Back for Seven ...
As you get older, your thoughts tend to lean toward certain dates and anniversaries. Some of them carry special significance, either historically, personally or both. (And if you are married, you know exactly what I mean.) And so I note that 2015 marks 150 years since the end of the American Civil War. It also marks the last time that A House Divided, that classic of Civil War boardgames, will be played at WBC in Lancaster (at least for the foreseeable future). Going into this year, I have to admit I was a little worried about the event. There were several veteran players—including former champs Phil Rennert and John Sutcliffe—who I knew wouldn’t be able to attend this time around, due to conflicts with other WBC tourneys, or the intrusion of real-life events that prevented them from being here. And that’s a shame, because House Divided is a great way to wind down the week. You can fight a pitched battle near Gettysburg, and after you’ve put up your dice, travel the following day to the actual battlefield, and visit the stellar Visitor’s Center there. It’s a combo I’ve become rather fond of over the past few years, and I was afraid that this might be AHD’s swan song in more ways than one.
As it turned out, I need not have worried. Despite missing a number of familiar faces, we actually increased attendance slightly. Part of this was the enthusiastic response to the demo, almost all of whom played in the mulligan round. Some of these are folks I’ve known and seen at WBC for years, while other faces were entirely new to me. One thing all of them had in common was the desire to try a game with not too many rules, and plenty of strategy. The momentum carried on from the demo into the Mulligan round, where 14 players got a fresh taste of this classic. I’ve always felt that Mulligans are a great way to ease players into wargames, especially for lighter fare such as AHD. Even new players, if they are committed, are guaranteed at least two games. And with the number of enthusiastic rookies in this year’s field, a few of them were able to rack up at least one win. That can only provide them valuable experience for future years. In fact, the biggest splashes in the 2015 tournament were made by players who have honed their craft over the past few years. Steve Kolesar had a terrific run, beating Dewayne Curry, Ray Freeman, and perennial runner-up Terry Coleman to set up a semifinal showdown with Brad Raszewski. Brad, for his part, had quality wins over Scott Sirianna and Carl Adamec, who finished sixth.

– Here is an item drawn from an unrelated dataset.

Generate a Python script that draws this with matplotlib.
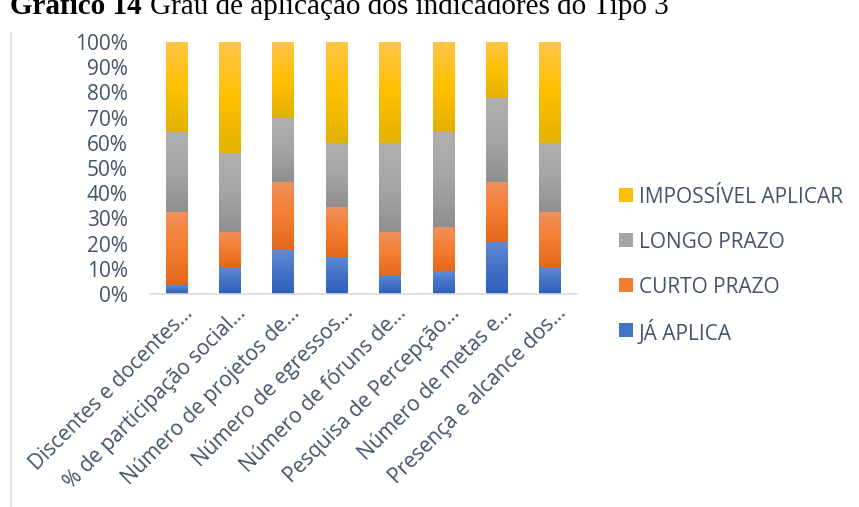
import numpy as np
import matplotlib
matplotlib.use("Agg")
import matplotlib.pyplot as plt
from matplotlib.colors import LinearSegmentedColormap
from matplotlib.lines import Line2D
from matplotlib.patches import Rectangle
from matplotlib.transforms import ScaledTranslation
from matplotlib.ticker import PercentFormatter

# Indicators (labels truncated as they appear on the axis)
categories = [
    "Discentes e docentes…",
    "% de participação social…",
    "Número de projetos de…",
    "Número de egressos…",
    "Número de fóruns de…",
    "Pesquisa de Percepção…",
    "Número de metas e…",
    "Presença e alcance dos…",
]

# Share of answers per level of application (%)
ja_aplica = [3.4, 10.7, 17.3, 14.8, 7.3, 9.1, 20.8, 10.7]
curto_prazo = [29.3, 14.0, 27.3, 19.7, 17.4, 17.6, 23.8, 22.0]
longo_prazo = [31.7, 31.3, 25.4, 25.4, 35.3, 37.7, 33.3, 27.2]
impossivel = [35.6, 44.0, 30.0, 40.1, 40.0, 35.6, 22.1, 40.1]

# (name, values, (dark, base, light) for the vertical gradient)
series = [
    ("JÁ APLICA", ja_aplica, ("#2f5fbf", "#4472c4", "#5f8bd8")),
    ("CURTO PRAZO", curto_prazo, ("#e2691c", "#f47d30", "#f1905e")),
    ("LONGO PRAZO", longo_prazo, ("#8f8f8f", "#a5a5a5", "#b0b0b0")),
    ("IMPOSSÍVEL APLICAR", impossivel, ("#e2b100", "#ffc000", "#ffc548")),
]

text_color = "#44546a"
font = "Open Sans"
fsize = 15
W, H = 859, 507
fig = plt.figure(figsize=(W / 100, H / 100), dpi=100)
ax = fig.add_axes([150 / W, 1 - 294 / H, 427 / W, 252 / H])

x = np.arange(len(categories))
grad = np.linspace(0, 1, 256).reshape(-1, 1)
totals = np.sum([s[1] for s in series], axis=0)
bottom = np.zeros(len(categories))
for name, vals, cols in series:
    frac = np.array(vals) / totals
    bars = ax.bar(x, frac, width=0.41, bottom=bottom, color=cols[1], linewidth=0, label=name)
    cmap = LinearSegmentedColormap.from_list(name, list(cols))
    for rect in bars:
        x0, y0 = rect.get_x(), rect.get_y()
        im = ax.imshow(grad, cmap=cmap, origin="lower", aspect="auto",
                       extent=(x0, x0 + rect.get_width(), y0, y0 + rect.get_height()),
                       interpolation="bilinear", zorder=2)
        im.set_clip_path(rect)
    bottom = bottom + frac

ax.set_xlim(-0.5, len(categories) - 0.5)
ax.set_ylim(0, 1)
ax.set_yticks(np.arange(0, 1.01, 0.1))
ax.yaxis.set_major_formatter(PercentFormatter(1.0, decimals=0))
ax.set_xticks(x)
ax.set_xticklabels(categories, rotation=45, ha="right", va="center", rotation_mode="anchor")
ax.tick_params(length=0, labelsize=fsize, labelcolor=text_color, labelfontfamily=font)
ax.tick_params(axis="y", pad=16)
ax.tick_params(axis="x", pad=0)
offset = ScaledTranslation(0.13, -0.16, fig.dpi_scale_trans)
for lab in ax.get_xticklabels():
    lab.set_transform(lab.get_transform() + offset)

for side in ["top", "right", "left"]:
    ax.spines[side].set_visible(False)
ax.spines["bottom"].set_color("#d9d9d9")
ax.spines["bottom"].set_linewidth(1.2)

# legend, top entry first, fixed row pitch
for i, (name, _, cols) in enumerate(series[::-1]):
    yc = 195 + 45 * i
    fig.add_artist(Rectangle((619 / W, 1 - (yc + 7) / H), 14 / W, 14 / H,
                             transform=fig.transFigure, color=cols[1], lw=0))
    fig.text(639 / W, 1 - yc / H, name, family=font, size=fsize, color=text_color,
             va="center_baseline", ha="left")

# chart frame edge on the left
fig.add_artist(Line2D([11 / W, 11 / W], [0, 1 - 33 / H], color="#dde1e8", lw=1.5))

# caption, partly outside the top edge
t1 = fig.text(10 / W, 1 - 14.5 / H, "Gráfico 14", family="Liberation Serif", weight="bold",
              size=21, va="baseline", ha="left")
fig.canvas.draw()
end = t1.get_window_extent().x1
fig.text((end + 8) / W, 1 - 14.5 / H, "Grau de aplicação dos indicadores do Tipo 3",
         family="Liberation Serif", size=21, va="baseline", ha="left")

fig.savefig("out.png", dpi=100)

The struggle between Brad and Steve for a place in the Final was the best game of the tournament. Both were among the only players to win with both sides. However, in the semi, Brad decided to stick with the Union, and bid slightly higher than usual for the privilege. That ended up being the difference, as Steve barely won on points. Steve’s reward was to face defending champ David Metzger in the Final.
David is a very versatile player—he’s won the event with either side. But deep down, he prefers the Union, and he has a terrific feel for how to put pressure on his opponent. While things were relatively close early, David built a commanding position during the mid-game, and rolled to his 28th title—seven of them in AHD. As I’ve said before, AREA rankings are important (and I hope that all of my fellow GMs turned their tournament games in to AREA for ratings), but in the end, it’s about titles. Even though the field seems to get tougher every year, David almost always wins. David is simply, hands-down, the best AHD player of his generation.

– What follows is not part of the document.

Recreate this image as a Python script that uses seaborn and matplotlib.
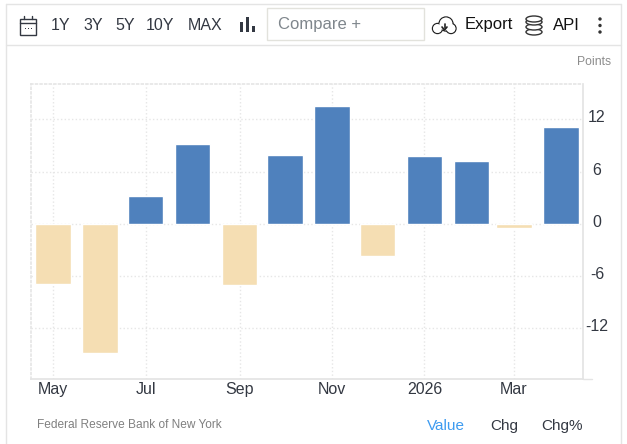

Bidding was slightly different from last year, as bids averaged 1.33 in favor of playing the Union (down from 1.5 last year). When you consider the number of new players we had this year, the bids seem about right to me. More significant is that Union wins comprised only 52% of the total, which is the lowest since I instituted bidding a few years back. Moreover, the ratio of Union wins stayed roughly the same even during the money rounds, which would seem to show the balance is just fine for a tournament.
Congrats to David on his seventh win, and to Steve Kolesar for making his first final. My thanks also go to all of the folks who participated so enthusiastically during the demo, and to our new players, who acquitted themselves well. Will the improved field be able to finally deny David a title next year? Will AHD attendance fare as well in the new venue in 2016? My guess is we will, even though next year won’t be a Civil War anniversary—but we will need your votes in December to find out.